┌────────
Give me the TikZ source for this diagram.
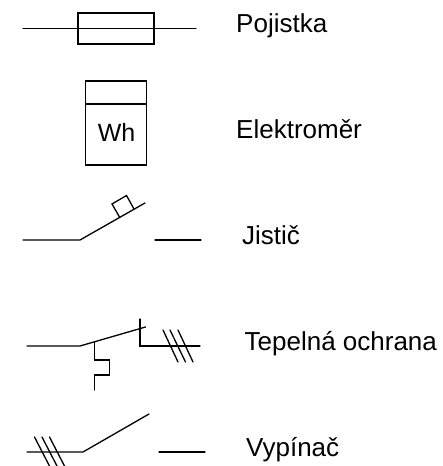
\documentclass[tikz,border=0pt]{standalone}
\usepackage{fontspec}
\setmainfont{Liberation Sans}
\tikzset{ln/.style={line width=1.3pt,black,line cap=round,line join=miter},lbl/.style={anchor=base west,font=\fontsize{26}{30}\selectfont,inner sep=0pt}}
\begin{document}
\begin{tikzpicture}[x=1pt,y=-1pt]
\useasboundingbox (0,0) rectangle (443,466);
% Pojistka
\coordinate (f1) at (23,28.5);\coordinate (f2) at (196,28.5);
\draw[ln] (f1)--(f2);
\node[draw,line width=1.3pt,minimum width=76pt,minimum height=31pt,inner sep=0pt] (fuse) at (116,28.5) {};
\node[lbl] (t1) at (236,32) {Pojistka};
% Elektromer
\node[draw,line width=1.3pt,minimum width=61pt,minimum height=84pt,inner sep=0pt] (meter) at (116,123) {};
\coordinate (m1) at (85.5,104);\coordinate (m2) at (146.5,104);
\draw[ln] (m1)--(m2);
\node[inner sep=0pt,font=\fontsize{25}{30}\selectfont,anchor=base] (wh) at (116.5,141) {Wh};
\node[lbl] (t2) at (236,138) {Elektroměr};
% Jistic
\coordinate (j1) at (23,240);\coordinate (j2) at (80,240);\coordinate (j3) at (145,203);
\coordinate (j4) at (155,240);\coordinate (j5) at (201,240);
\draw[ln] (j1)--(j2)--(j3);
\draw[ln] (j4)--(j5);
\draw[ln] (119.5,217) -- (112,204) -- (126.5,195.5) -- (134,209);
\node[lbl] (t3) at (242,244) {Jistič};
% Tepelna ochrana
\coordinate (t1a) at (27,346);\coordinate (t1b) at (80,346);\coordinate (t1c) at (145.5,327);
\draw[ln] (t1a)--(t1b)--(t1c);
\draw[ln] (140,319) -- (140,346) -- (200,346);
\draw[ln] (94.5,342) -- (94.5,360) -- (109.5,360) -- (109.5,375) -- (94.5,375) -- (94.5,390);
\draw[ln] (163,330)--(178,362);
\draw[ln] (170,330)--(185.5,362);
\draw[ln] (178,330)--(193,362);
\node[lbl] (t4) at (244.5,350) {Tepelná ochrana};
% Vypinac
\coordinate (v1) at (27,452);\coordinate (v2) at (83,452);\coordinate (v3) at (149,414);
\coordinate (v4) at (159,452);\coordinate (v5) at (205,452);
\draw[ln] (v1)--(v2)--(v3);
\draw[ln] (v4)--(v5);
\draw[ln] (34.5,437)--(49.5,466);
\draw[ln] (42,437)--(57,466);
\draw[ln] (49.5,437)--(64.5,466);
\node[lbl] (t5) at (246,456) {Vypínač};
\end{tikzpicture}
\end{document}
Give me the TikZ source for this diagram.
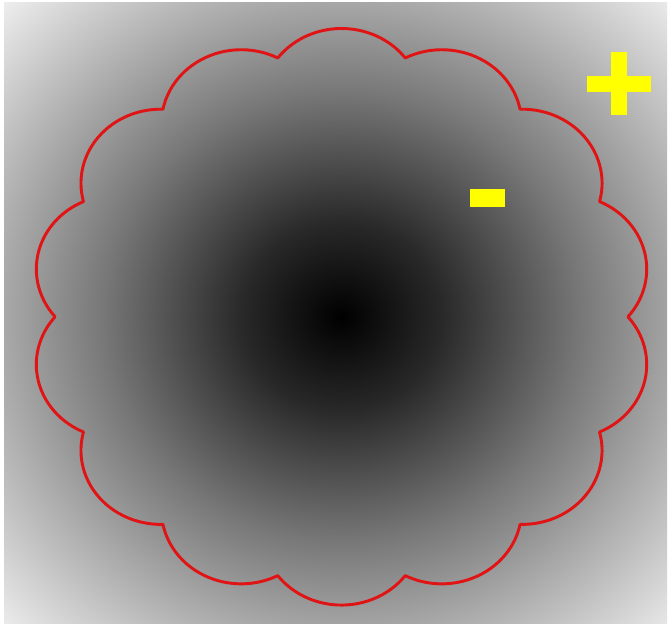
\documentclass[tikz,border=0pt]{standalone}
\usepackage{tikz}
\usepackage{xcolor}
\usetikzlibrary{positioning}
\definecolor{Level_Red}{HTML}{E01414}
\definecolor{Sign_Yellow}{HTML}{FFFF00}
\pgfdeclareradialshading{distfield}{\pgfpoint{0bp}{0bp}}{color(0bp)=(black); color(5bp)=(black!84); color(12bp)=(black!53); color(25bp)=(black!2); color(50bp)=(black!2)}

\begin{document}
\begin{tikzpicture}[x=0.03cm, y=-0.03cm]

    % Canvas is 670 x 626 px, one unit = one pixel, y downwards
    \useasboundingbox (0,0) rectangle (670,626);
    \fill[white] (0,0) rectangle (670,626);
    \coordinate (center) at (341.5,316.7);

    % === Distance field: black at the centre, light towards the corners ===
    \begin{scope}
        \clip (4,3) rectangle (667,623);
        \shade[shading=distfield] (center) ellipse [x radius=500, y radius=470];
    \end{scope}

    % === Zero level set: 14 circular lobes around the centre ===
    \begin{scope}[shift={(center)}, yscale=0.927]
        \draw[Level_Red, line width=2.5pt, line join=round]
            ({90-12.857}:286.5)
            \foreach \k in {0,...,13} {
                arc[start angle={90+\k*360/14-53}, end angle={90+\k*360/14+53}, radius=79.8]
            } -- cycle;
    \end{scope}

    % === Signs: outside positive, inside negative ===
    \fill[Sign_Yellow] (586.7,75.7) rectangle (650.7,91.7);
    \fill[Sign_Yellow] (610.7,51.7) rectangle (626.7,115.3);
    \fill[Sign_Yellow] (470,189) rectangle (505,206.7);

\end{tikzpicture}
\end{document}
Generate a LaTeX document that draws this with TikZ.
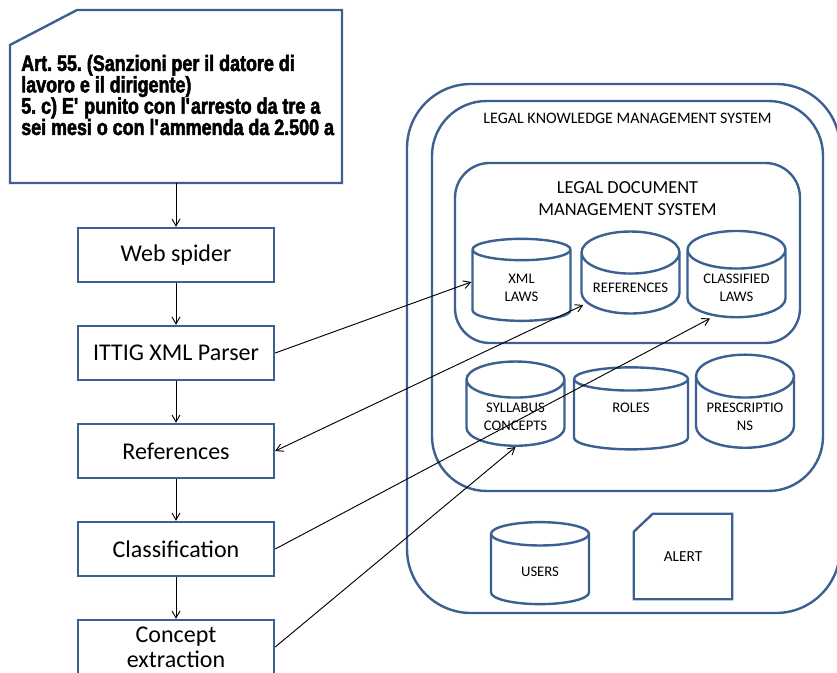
└────────
- What to produce -
All records above are to be printed exactly, minus the pictures they contain.

- Task output -
Give me the TikZ source for this diagram.
\documentclass[tikz,border=0pt]{standalone}
\usepackage{fontspec}
\setmainfont{Liberation Sans}
\tikzset{ln/.style={line width=1.3pt,black,line cap=round,line join=miter},lbl/.style={anchor=base west,font=\fontsize{26}{30}\selectfont,inner sep=0pt}}
\begin{document}
\begin{tikzpicture}[x=1pt,y=-1pt]
\useasboundingbox (0,0) rectangle (443,466);
% Pojistka
\coordinate (f1) at (23,28.5);\coordinate (f2) at (196,28.5);
\draw[ln] (f1)--(f2);
\node[draw,line width=1.3pt,minimum width=76pt,minimum height=31pt,inner sep=0pt] (fuse) at (116,28.5) {};
\node[lbl] (t1) at (236,32) {Pojistka};
% Elektromer
\node[draw,line width=1.3pt,minimum width=61pt,minimum height=84pt,inner sep=0pt] (meter) at (116,123) {};
\coordinate (m1) at (85.5,104);\coordinate (m2) at (146.5,104);
\draw[ln] (m1)--(m2);
\node[inner sep=0pt,font=\fontsize{25}{30}\selectfont,anchor=base] (wh) at (116.5,141) {Wh};
\node[lbl] (t2) at (236,138) {Elektroměr};
% Jistic
\coordinate (j1) at (23,240);\coordinate (j2) at (80,240);\coordinate (j3) at (145,203);
\coordinate (j4) at (155,240);\coordinate (j5) at (201,240);
\draw[ln] (j1)--(j2)--(j3);
\draw[ln] (j4)--(j5);
\draw[ln] (119.5,217) -- (112,204) -- (126.5,195.5) -- (134,209);
\node[lbl] (t3) at (242,244) {Jistič};
% Tepelna ochrana
\coordinate (t1a) at (27,346);\coordinate (t1b) at (80,346);\coordinate (t1c) at (145.5,327);
\draw[ln] (t1a)--(t1b)--(t1c);
\draw[ln] (140,319) -- (140,346) -- (200,346);
\draw[ln] (94.5,342) -- (94.5,360) -- (109.5,360) -- (109.5,375) -- (94.5,375) -- (94.5,390);
\draw[ln] (163,330)--(178,362);
\draw[ln] (170,330)--(185.5,362);
\draw[ln] (178,330)--(193,362);
\node[lbl] (t4) at (244.5,350) {Tepelná ochrana};
% Vypinac
\coordinate (v1) at (27,452);\coordinate (v2) at (83,452);\coordinate (v3) at (149,414);
\coordinate (v4) at (159,452);\coordinate (v5) at (205,452);
\draw[ln] (v1)--(v2)--(v3);
\draw[ln] (v4)--(v5);
\draw[ln] (34.5,437)--(49.5,466);
\draw[ln] (42,437)--(57,466);
\draw[ln] (49.5,437)--(64.5,466);
\node[lbl] (t5) at (246,456) {Vypínač};
\end{tikzpicture}
\end{document}
Give me the TikZ source for this diagram.
\documentclass[tikz,border=0pt]{standalone}
\usepackage{tikz}
\usepackage{xcolor}
\usetikzlibrary{positioning}
\definecolor{Level_Red}{HTML}{E01414}
\definecolor{Sign_Yellow}{HTML}{FFFF00}
\pgfdeclareradialshading{distfield}{\pgfpoint{0bp}{0bp}}{color(0bp)=(black); color(5bp)=(black!84); color(12bp)=(black!53); color(25bp)=(black!2); color(50bp)=(black!2)}

\begin{document}
\begin{tikzpicture}[x=0.03cm, y=-0.03cm]

    % Canvas is 670 x 626 px, one unit = one pixel, y downwards
    \useasboundingbox (0,0) rectangle (670,626);
    \fill[white] (0,0) rectangle (670,626);
    \coordinate (center) at (341.5,316.7);

    % === Distance field: black at the centre, light towards the corners ===
    \begin{scope}
        \clip (4,3) rectangle (667,623);
        \shade[shading=distfield] (center) ellipse [x radius=500, y radius=470];
    \end{scope}

    % === Zero level set: 14 circular lobes around the centre ===
    \begin{scope}[shift={(center)}, yscale=0.927]
        \draw[Level_Red, line width=2.5pt, line join=round]
            ({90-12.857}:286.5)
            \foreach \k in {0,...,13} {
                arc[start angle={90+\k*360/14-53}, end angle={90+\k*360/14+53}, radius=79.8]
            } -- cycle;
    \end{scope}

    % === Signs: outside positive, inside negative ===
    \fill[Sign_Yellow] (586.7,75.7) rectangle (650.7,91.7);
    \fill[Sign_Yellow] (610.7,51.7) rectangle (626.7,115.3);
    \fill[Sign_Yellow] (470,189) rectangle (505,206.7);

\end{tikzpicture}
\end{document}
Generate a LaTeX document that draws this with TikZ.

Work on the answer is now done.